John Whitght, an English prelate, born in Great Grimsby, Lincolnshire, in 1530, died at Lambeth, Feb. 29, 1604. He was educated at Pembroke hall, Cambridge, under Ridley. After the accession of Elizabeth he entered into holy orders (1560), and was made chaplain to Cox, bishop of Ely; subsequently he became Lady Margaret's professor of divinity, and in 1567 master of Pembroke hall. Soon after the queen made him her chaplain and master of Trinity college, Cambridge, and the same year he also became regius professor of divinity. In 1571 he was vice chancellor of the university, and in 1572 prolocutor to the lower house of convocation. About this time, at the desire of Archbishop Parker, he wrote an answer to a work entitled "An Admonition to the Parliament," which had bitterly assailed the established church. His reply was attacked by Cartwright, and Whitgift rejoined in his "Defence." He was now made dean of Lincoln, and in 1576 bishop of Worcester, and, having also received a civil commission as vice president of the marches of Wales, made constant use of both the temporal and spiritual powers to put down Roman Catholicism and Puritanism. In 1583 he became archbishop of Canterbury. Making use of the court of high commission created under the act of supremacy passed at the beginning of Elizabeth's reign, he removed from stations in the church all schismatics or nonconformists.

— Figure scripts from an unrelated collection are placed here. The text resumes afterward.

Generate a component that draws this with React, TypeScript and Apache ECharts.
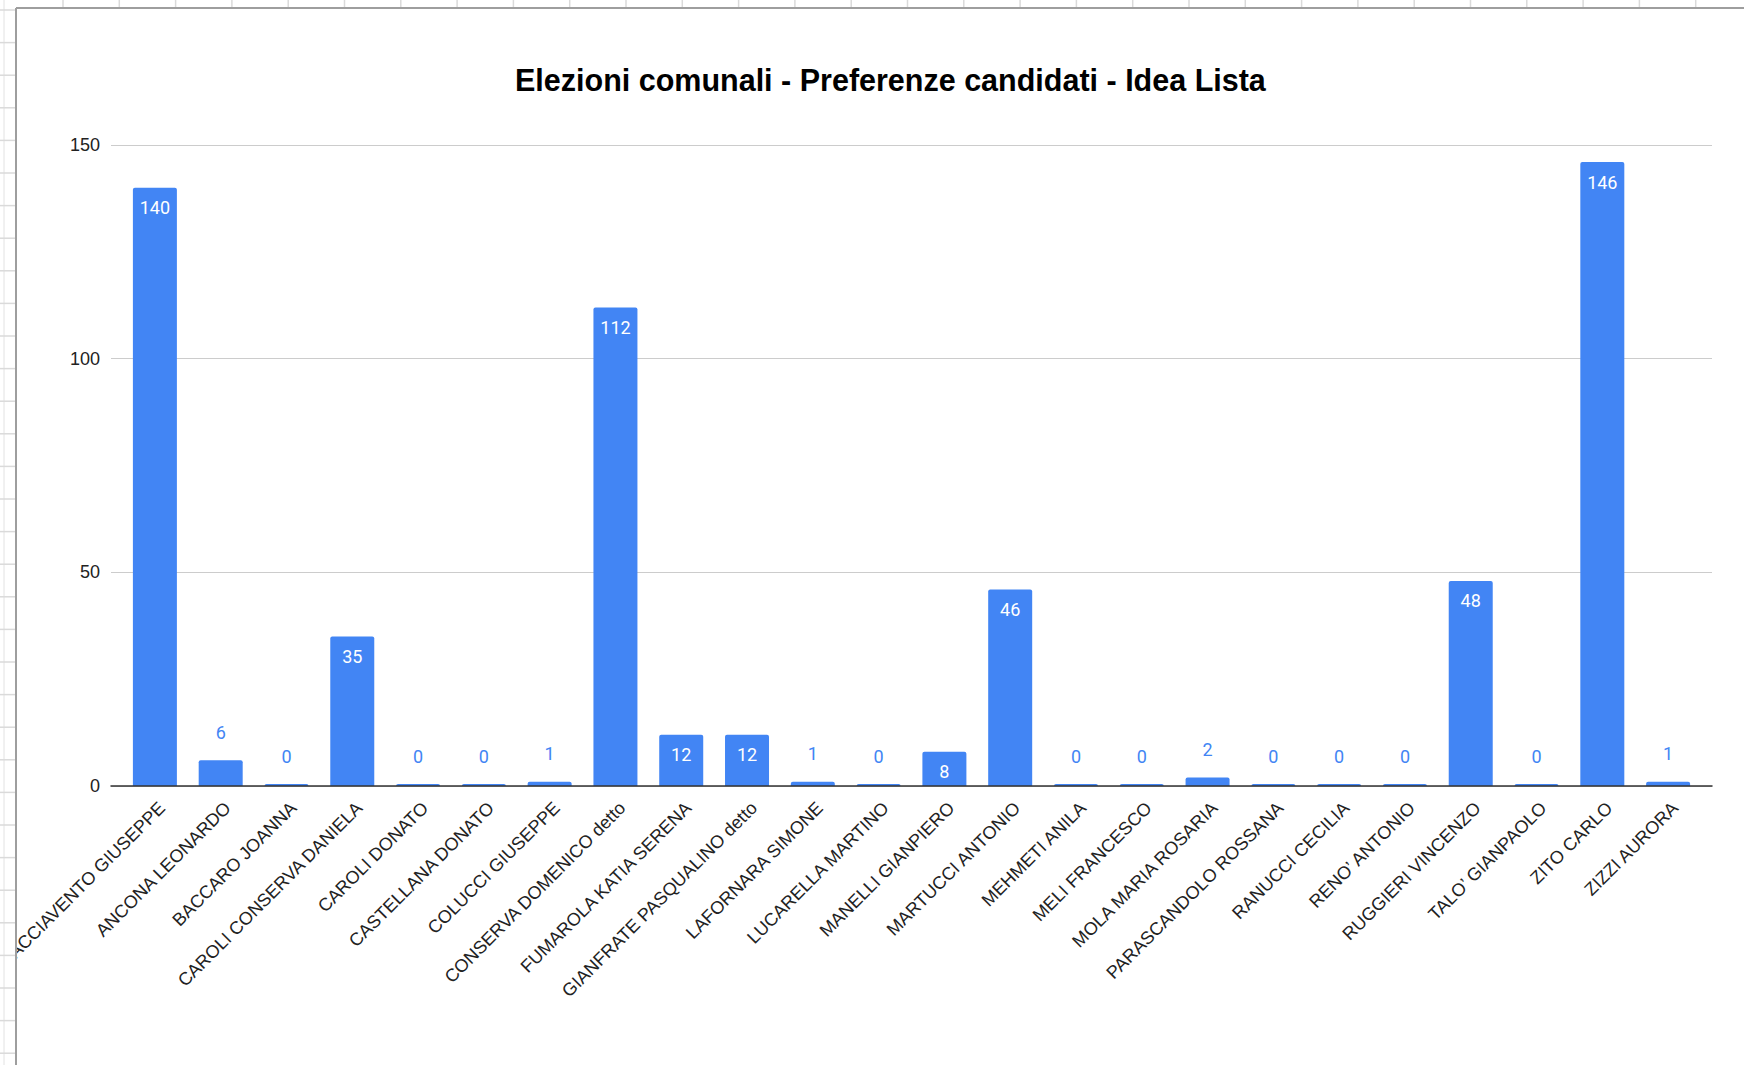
import React, { useEffect, useRef } from "react";
import * as echarts from "echarts";

const TITLE = "Elezioni comunali - Preferenze candidati - Idea Lista";
const candidates = [
  "ACCIAVENTO GIUSEPPE",
  "ANCONA LEONARDO",
  "BACCARO JOANNA",
  "CAROLI CONSERVA DANIELA",
  "CAROLI DONATO",
  "CASTELLANA DONATO",
  "COLUCCI GIUSEPPE",
  "CONSERVA DOMENICO detto",
  "FUMAROLA KATIA SERENA",
  "GIANFRATE PASQUALINO detto",
  "LAFORNARA SIMONE",
  "LUCARELLA MARTINO",
  "MANELLI GIANPIERO",
  "MARTUCCI ANTONIO",
  "MEHMETI ANILA",
  "MELI FRANCESCO",
  "MOLA MARIA ROSARIA",
  "PARASCANDOLO ROSSANA",
  "RANUCCI CECILIA",
  "RENO\u2019 ANTONIO",
  "RUGGIERI VINCENZO",
  "TALO\u2019 GIANPAOLO",
  "ZITO CARLO",
  "ZIZZI AURORA",
];
const votes = [140, 6, 0, 35, 0, 0, 1, 112, 12, 12, 1, 0, 8, 46, 0, 0, 2, 0, 0, 0, 48, 0, 146, 1];
const yTicks = [0, 50, 100, 150];

const BLUE = "#4285F4";

export default function App() {
  const ref = useRef<HTMLDivElement>(null);

  useEffect(() => {
    if (!ref.current) return;
    const chart = echarts.init(ref.current, undefined, { renderer: "svg" });
    const yMin = yTicks[0];
    const yMax = yTicks[yTicks.length - 1];
    const yInt = yTicks[1] - yTicks[0];

    const barData = votes.map((v) => {
      const inside = v >= 7;
      return {
        value: v,
        label: inside
          ? { position: "insideTop", distance: 11, color: "#ffffff" }
          : { position: "top", distance: 19, color: BLUE },
      };
    });

    // spreadsheet background decoration
    const deco: any[] = [
      { type: "rect", shape: { x: 0, y: 0, width: 16, height: 1065 }, style: { fill: "#ffffff" }, z: 100 },
      { type: "rect", shape: { x: 0, y: 0, width: 1744, height: 8 }, style: { fill: "#ffffff" }, z: 100 },
      { type: "line", shape: { x1: 4, y1: 0, x2: 4, y2: 1065 }, style: { stroke: "#e2e2e2", lineWidth: 1 }, z: 101 },
    ];
    for (let x = 63; x < 1744; x += 56.3) {
      deco.push({ type: "line", shape: { x1: x, y1: 0, x2: x, y2: 8 }, style: { stroke: "#dadada", lineWidth: 1.5 }, z: 101 });
    }
    for (let y = 10; y < 1065; y += 32.6) {
      deco.push({ type: "line", shape: { x1: 0, y1: y, x2: 16, y2: y }, style: { stroke: "#dadada", lineWidth: 1.5 }, z: 101 });
    }
    deco.push({ type: "line", shape: { x1: 16, y1: 8, x2: 1744, y2: 8 }, style: { stroke: "#9e9e9e", lineWidth: 2 }, z: 102 });
    deco.push({ type: "line", shape: { x1: 16, y1: 8, x2: 16, y2: 1065 }, style: { stroke: "#9e9e9e", lineWidth: 2 }, z: 102 });

    chart.setOption({
      animation: false,
      backgroundColor: "#ffffff",
      title: {
        text: TITLE,
        left: 515,
        top: 64,
        padding: 0,
        textStyle: {
          fontFamily: "Liberation Sans",
          fontWeight: "bold",
          fontSize: 30.5,
          color: "#000000",
        },
      },
      graphic: deco,
      grid: [
        { left: 111, right: 32, top: 145, bottom: 279 },
        { left: 122, right: 43, top: 145, bottom: 279 },
        { left: 129, right: 36, top: 145, bottom: 279 },
      ],
      xAxis: [
        {
          gridIndex: 0,
          type: "category",
          data: [""],
          axisLine: { show: true, lineStyle: { color: "#333333", width: 1.5 } },
          axisTick: { show: false },
          axisLabel: { show: false },
          z: 5,
        },
        {
          gridIndex: 1,
          type: "category",
          data: candidates,
          axisLine: { show: false },
          axisTick: { show: false },
          axisLabel: { show: false },
        },
        {
          gridIndex: 2,
          type: "category",
          data: candidates,
          axisLine: { show: false },
          axisTick: { show: false },
          axisLabel: {
            show: true,
            interval: 0,
            rotate: 45,
            margin: 19,
            fontSize: 18,
            fontFamily: "Liberation Sans",
            color: "#222222",
          },
        },
      ],
      yAxis: [
        {
          gridIndex: 0,
          type: "value",
          min: yMin,
          max: yMax,
          interval: yInt,
          axisLine: { show: false },
          axisTick: { show: false },
          axisLabel: { fontSize: 18, fontFamily: "Liberation Sans", color: "#222222", margin: 11 },
          splitLine: { lineStyle: { color: "#cccccc", width: 1 } },
        },
        { gridIndex: 1, type: "value", min: yMin, max: yMax, interval: yInt, show: false, splitLine: { show: false } },
        { gridIndex: 2, type: "value", min: yMin, max: yMax, interval: yInt, show: false, splitLine: { show: false } },
      ],
      series: [
        {
          type: "bar",
          name: "Preferenze",
          xAxisIndex: 1,
          yAxisIndex: 1,
          data: barData,
          barWidth: 44,
          barMinHeight: 2,
          itemStyle: { color: BLUE, borderRadius: [2, 2, 0, 0] },
          label: {
            show: true,
            fontSize: 18,
            fontFamily: "Roboto",
          },
        },
      ],
    });

    return () => chart.dispose();
  }, []);

  return (
    <div
      ref={ref}
      style={{ position: "fixed", left: 0, top: 0, width: 1744, height: 1065, background: "#fff" }}
    />
  );
}
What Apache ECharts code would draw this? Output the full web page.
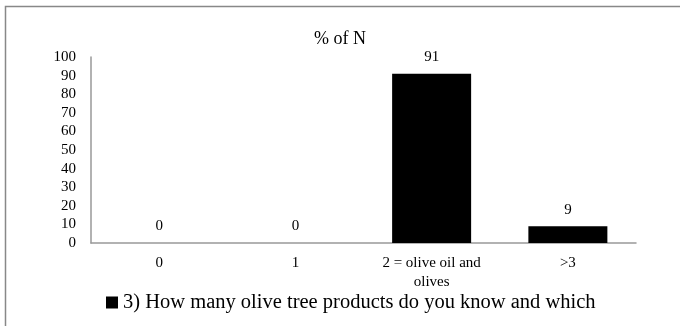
<!DOCTYPE html>
<html>
<head>
<meta charset="utf-8">
<script src="https://cdn.jsdelivr.net/npm/echarts@6/dist/echarts.min.js"></script>
<style>
  html, body { margin: 0; padding: 0; background: #fff; }
  #chart { width: 680px; height: 326px; }
</style>
</head>
<body>
<div id="chart"></div>
<script>
var categories = ['0', '1', '2 = olive oil and\nolives', '>3'];
var percentOfN = [0, 0, 91, 9];
var seriesName = '3) How many olive tree products do you know and which';
var yTicks = { min: 0, max: 100, step: 10 };

var serif = '"Liberation Serif", "DejaVu Serif", serif';
var myChart = echarts.init(document.getElementById('chart'));
var options = {
    backgroundColor: '#fff',
    animation: false,
    title: {
        text: '% of N',
        left: 'center',
        top: 25,
        textStyle: { fontFamily: serif, fontSize: 18, fontWeight: 'normal', color: '#000' }
    },
    graphic: [{
        type: 'rect',
        shape: { x: 5.5, y: 6.5, width: 800, height: 400 },
        style: { fill: 'none', stroke: '#888', lineWidth: 1.5 },
        silent: true
    }],
    legend: {
        data: [seriesName],
        top: 287,
        left: 101,
        icon: 'rect',
        itemWidth: 12,
        itemHeight: 12,
        itemGap: 4,
        itemStyle: { borderWidth: 0 },
        textStyle: { fontFamily: serif, fontSize: 20.5, color: '#000' }
    },
    grid: { left: 91, right: 44, top: 57, bottom: 83 },
    xAxis: {
        type: 'category',
        data: categories,
        axisLine: { lineStyle: { color: '#999', width: 1.5 } },
        axisTick: { show: false },
        axisLabel: { fontFamily: serif, fontSize: 15, color: '#000', margin: 11, lineHeight: 19 }
    },
    yAxis: {
        type: 'value',
        min: yTicks.min,
        max: yTicks.max,
        interval: yTicks.step,
        splitLine: { show: false },
        axisLine: { show: true, lineStyle: { color: '#999', width: 1.5 } },
        axisTick: { show: false },
        axisLabel: { fontFamily: serif, fontSize: 15, color: '#000', margin: 15 }
    },
    series: [{
        name: seriesName,
        type: 'bar',
        data: percentOfN,
        barWidth: 79,
        itemStyle: { color: '#000', borderWidth: 0 },
        label: {
            show: true,
            position: 'top',
            distance: 9,
            fontFamily: serif,
            fontSize: 15,
            color: '#000'
        }
    }]
};
myChart.setOption(options, true);
</script>
</body>
</html>
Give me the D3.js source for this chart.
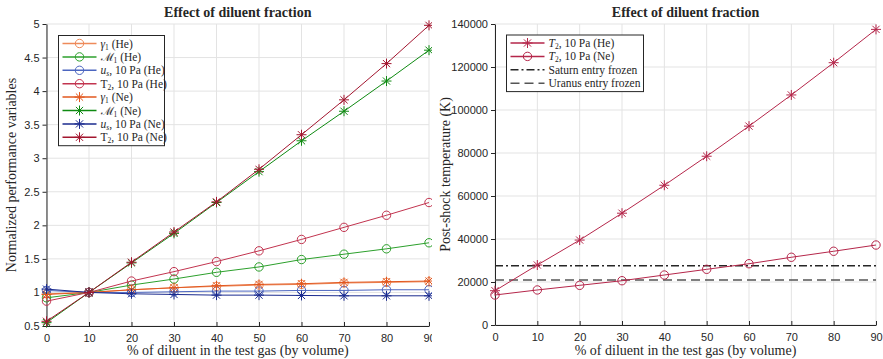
<!DOCTYPE html>
<html>
<head>
<meta charset="utf-8">
<script src="https://cdn.jsdelivr.net/npm/d3@7"></script>
<style>
  body { margin: 0; background: #fff; }
  svg { display: block; }
  .tick text { font-family: "Liberation Sans", Arial, sans-serif; font-size: 11px; fill: #262626; }
  .serif { font-family: "Liberation Serif", "DejaVu Serif", serif; fill: #262626; }
</style>
</head>
<body>
<div id="chart"></div>
<script>
/* Effect of diluent fraction: two panels */

const dilution = [0, 10, 20, 30, 40, 50, 60, 70, 80, 90];

// left panel, normalized to the 10 % case
const gammaHe = [0.98, 1.0, 1.04, 1.07, 1.09, 1.11, 1.12, 1.14, 1.15, 1.16];
const machHe  = [0.92, 1.0, 1.11, 1.20, 1.30, 1.38, 1.49, 1.57, 1.65, 1.74];
const usHe    = [1.03, 1.0, 1.0, 1.01, 1.02, 1.02, 1.03, 1.03, 1.04, 1.04];
const t2He    = [0.87, 1.0, 1.17, 1.31, 1.46, 1.62, 1.79, 1.97, 2.15, 2.34];
const gammaNe = [0.97, 1.0, 1.04, 1.07, 1.10, 1.12, 1.13, 1.15, 1.16, 1.17];
const machNe  = [0.55, 1.0, 1.44, 1.88, 2.34, 2.80, 3.26, 3.70, 4.15, 4.61];
const usNe    = [1.05, 1.0, 0.98, 0.97, 0.96, 0.96, 0.955, 0.95, 0.95, 0.95];
const t2Ne    = [0.57, 1.0, 1.45, 1.90, 2.35, 2.835, 3.35, 3.87, 4.41, 4.98];

// right panel, post-shock temperature (K)
const tempHe = [15950, 27900, 39500, 52000, 65000, 78500, 92500, 107000, 122000, 137500];
const tempNe = [13950, 16300, 18450, 20600, 23250, 25900, 28500, 31500, 34300, 37200];
const saturnFrozen = 27600;
const uranusFrozen = 20900;

const leftTicks = [0.5, 1, 1.5, 2, 2.5, 3, 3.5, 4, 4.5, 5];
const rightTicks = [0, 20000, 40000, 60000, 80000, 100000, 120000, 140000];

const width = 883, height = 359;

const svg = d3.select("#chart")
    .append("svg")
    .attr("width", width)
    .attr("height", height);

// star marker: + and x combined
function star(g, x, y, r, color) {
    const d = r * 0.72;
    g.append("path")
        .attr("d", `M${x - r},${y}H${x + r}M${x},${y - r}V${y + r}` +
                   `M${x - d},${y - d}L${x + d},${y + d}M${x - d},${y + d}L${x + d},${y - d}`)
        .attr("stroke", color)
        .attr("stroke-width", 1)
        .attr("fill", "none");
}

function circle(g, x, y, r, color) {
    g.append("circle")
        .attr("cx", x).attr("cy", y).attr("r", r)
        .attr("fill", "none")
        .attr("stroke", color)
        .attr("stroke-width", 1);
}

function panel(opts) {
    const g = svg.append("g");

    const x = d3.scaleLinear().domain([0, 90]).range(opts.xr);
    const y = d3.scaleLinear().domain(opts.yd).range(opts.yr);

    // grid
    g.append("g")
        .selectAll("line.gx")
        .data(dilution)
        .join("line")
        .attr("x1", d => x(d)).attr("x2", d => x(d))
        .attr("y1", opts.yr[0]).attr("y2", opts.yr[1])
        .attr("stroke", "#e3e3e3");
    g.append("g")
        .selectAll("line.gy")
        .data(opts.ticks)
        .join("line")
        .attr("x1", opts.xr[0]).attr("x2", opts.xr[1])
        .attr("y1", d => y(d)).attr("y2", d => y(d))
        .attr("stroke", "#e3e3e3");

    const xAxis = g.append("g")
        .attr("transform", `translate(0,${opts.yr[0]})`)
        .call(d3.axisBottom(x).tickValues(dilution).tickSizeInner(-4).tickSizeOuter(0).tickPadding(8));
    const yAxis = g.append("g")
        .attr("transform", `translate(${opts.xr[0]},0)`)
        .call(d3.axisLeft(y).tickValues(opts.ticks).tickSizeInner(4).tickSizeOuter(0).tickPadding(3)
              .tickFormat(opts.fmt));
    for (const a of [xAxis, yAxis]) {
        a.select(".domain").attr("stroke", "#262626");
        a.selectAll(".tick line").attr("stroke", "#262626");
    }

    // title and labels
    const cx = (opts.xr[0] + opts.xr[1]) / 2;
    g.append("text").attr("class", "serif")
        .attr("x", cx).attr("y", 17)
        .attr("text-anchor", "middle")
        .attr("font-weight", "bold")
        .attr("font-size", 14)
        .attr("fill", "#000")
        .text("Effect of diluent fraction");
    g.append("text").attr("class", "serif")
        .attr("x", cx).attr("y", 355)
        .attr("text-anchor", "middle")
        .attr("font-size", 14)
        .text("% of diluent in the test gas (by volume)");
    g.append("text").attr("class", "serif")
        .attr("transform", `translate(${opts.ylabelX},${(opts.yr[0] + opts.yr[1]) / 2}) rotate(-90)`)
        .attr("text-anchor", "middle")
        .attr("font-size", 14)
        .text(opts.ylabel);

    return { g, x, y };
}

function drawSeries(p, values, color, marker) {
    const line = d3.line().x((d, i) => p.x(dilution[i])).y(d => p.y(d));
    p.g.append("path")
        .datum(values)
        .attr("d", line)
        .attr("fill", "none")
        .attr("stroke", color)
        .attr("stroke-width", 1);
    values.forEach((v, i) => marker(p.g, p.x(dilution[i]), p.y(v), marker === star ? 5 : 4.2, color));
}

// label with subscripts: parts = [[text, style]]
function richText(g, x, y, parts) {
    const t = g.append("text").attr("class", "serif")
        .attr("x", x).attr("y", y)
        .attr("font-size", 11.5);
    for (const [s, st] of parts) {
        const ts = t.append("tspan").text(s);
        if (st === "i") ts.attr("font-style", "italic");
        if (st === "sub") ts.attr("font-size", 7.5).attr("dy", 2);
        if (st === "isub") ts.attr("font-size", 7.5).attr("dy", 2).attr("font-style", "italic");
        if (st === "back") ts.attr("dy", -2);
    }
}

function legend(g, x0, y0, w, entries) {
    const rowH = 13.4;
    g.append("rect")
        .attr("x", x0).attr("y", y0)
        .attr("width", w).attr("height", rowH * entries.length + 3)
        .attr("fill", "#fff")
        .attr("stroke", "#262626")
        .attr("stroke-width", 1);
    entries.forEach((e, i) => {
        const yy = y0 + 8 + i * rowH;
        g.append("line")
            .attr("x1", x0 + 4).attr("x2", x0 + 38)
            .attr("y1", yy).attr("y2", yy)
            .attr("stroke", e.color)
            .attr("stroke-width", 1.5)
            .attr("stroke-dasharray", e.dash || null);
        if (e.marker) e.marker(g, x0 + 21, yy, e.marker === star ? 5 : 4.2, e.color);
        richText(g, x0 + 42, yy + 4, e.label);
    });
}

// left panel
const left = panel({
    xr: [46.5, 429], yd: [0.5, 5], yr: [326, 24], ticks: leftTicks,
    fmt: d3.format(""), ylabel: "Normalized performance variables", ylabelX: 16
});

const cols = {
    gammaHe: "#ee8a5a", machHe: "#2ca02c", usHe: "#4c66c0", t2He: "#c2344f",
    gammaNe: "#e2571e", machNe: "#0f8a12", usNe: "#1a2a8e", t2Ne: "#a3162f"
};

drawSeries(left, gammaHe, cols.gammaHe, circle);
drawSeries(left, machHe, cols.machHe, circle);
drawSeries(left, usHe, cols.usHe, circle);
drawSeries(left, t2He, cols.t2He, circle);
drawSeries(left, gammaNe, cols.gammaNe, star);
drawSeries(left, machNe, cols.machNe, star);
drawSeries(left, usNe, cols.usNe, star);
drawSeries(left, t2Ne, cols.t2Ne, star);

legend(left.g, 58.5, 35.5, 106, [
    { color: cols.gammaHe, marker: circle, label: [["γ", "i"], ["1", "sub"], [" (He)", "back"]] },
    { color: cols.machHe, marker: circle, label: [["ℳ", ""], ["1", "sub"], [" (He)", "back"]] },
    { color: cols.usHe, marker: circle, label: [["u", "i"], ["s", "isub"], [", 10 Pa (He)", "back"]] },
    { color: cols.t2He, marker: circle, label: [["T", ""], ["2", "sub"], [", 10 Pa (He)", "back"]] },
    { color: cols.gammaNe, marker: star, label: [["γ", "i"], ["1", "sub"], [" (Ne)", "back"]] },
    { color: cols.machNe, marker: star, label: [["ℳ", ""], ["1", "sub"], [" (Ne)", "back"]] },
    { color: cols.usNe, marker: star, label: [["u", "i"], ["s", "isub"], [", 10 Pa (Ne)", "back"]] },
    { color: cols.t2Ne, marker: star, label: [["T", ""], ["2", "sub"], [", 10 Pa (Ne)", "back"]] }
]);

// white backdrop for the right panel (clips the left "90" label)
svg.append("rect").attr("x", 432).attr("y", 0).attr("width", width - 432).attr("height", height).attr("fill", "#fff");

// right panel
const right = panel({
    xr: [495, 876], yd: [0, 140000], yr: [325, 24], ticks: rightTicks,
    fmt: d3.format("d"), ylabel: "Post-shock temperature (K)", ylabelX: 450
});

const tCol = "#b5264a";
right.g.append("line")
    .attr("x1", right.x(0)).attr("x2", right.x(90))
    .attr("y1", right.y(saturnFrozen)).attr("y2", right.y(saturnFrozen))
    .attr("stroke", "#262626").attr("stroke-width", 1.5)
    .attr("stroke-dasharray", "8,3,2,3");
right.g.append("line")
    .attr("x1", right.x(0)).attr("x2", right.x(90))
    .attr("y1", right.y(uranusFrozen)).attr("y2", right.y(uranusFrozen))
    .attr("stroke", "#555").attr("stroke-width", 1.5)
    .attr("stroke-dasharray", "9,5");

drawSeries(right, tempHe, tCol, star);
drawSeries(right, tempNe, tCol, circle);

legend(right.g, 506.5, 35, 137, [
    { color: tCol, marker: star, label: [["T", "i"], ["2", "sub"], [", 10 Pa (He)", "back"]] },
    { color: tCol, marker: circle, label: [["T", "i"], ["2", "sub"], [", 10 Pa (Ne)", "back"]] },
    { color: "#262626", dash: "8,3,2,3", label: [["Saturn entry frozen", ""]] },
    { color: "#555", dash: "9,5", label: [["Uranus entry frozen", ""]] }
]);
</script>
</body>
</html>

In 1585 the star chamber, of which he was a member, at his instigation passed ordinances for the regulation of the press, by which no one was allowed to print except in London, Oxford, and Cambridge; and none but a few special printers were to be suffered to print anything whatsoever until it should be perused and allowed by the archbishop pf Canterbury and the bishop of London. In 1586 he was sworn of the privy council, and framed the statutes of cathedral churches; and in 1595 he assisted in drawing up the celebrated Lambeth articles. - His life was written by Strype and by Sir George Paule. See also Hook's "Lives of the Archbishops of Canterbury," vol. x. (London, 1875).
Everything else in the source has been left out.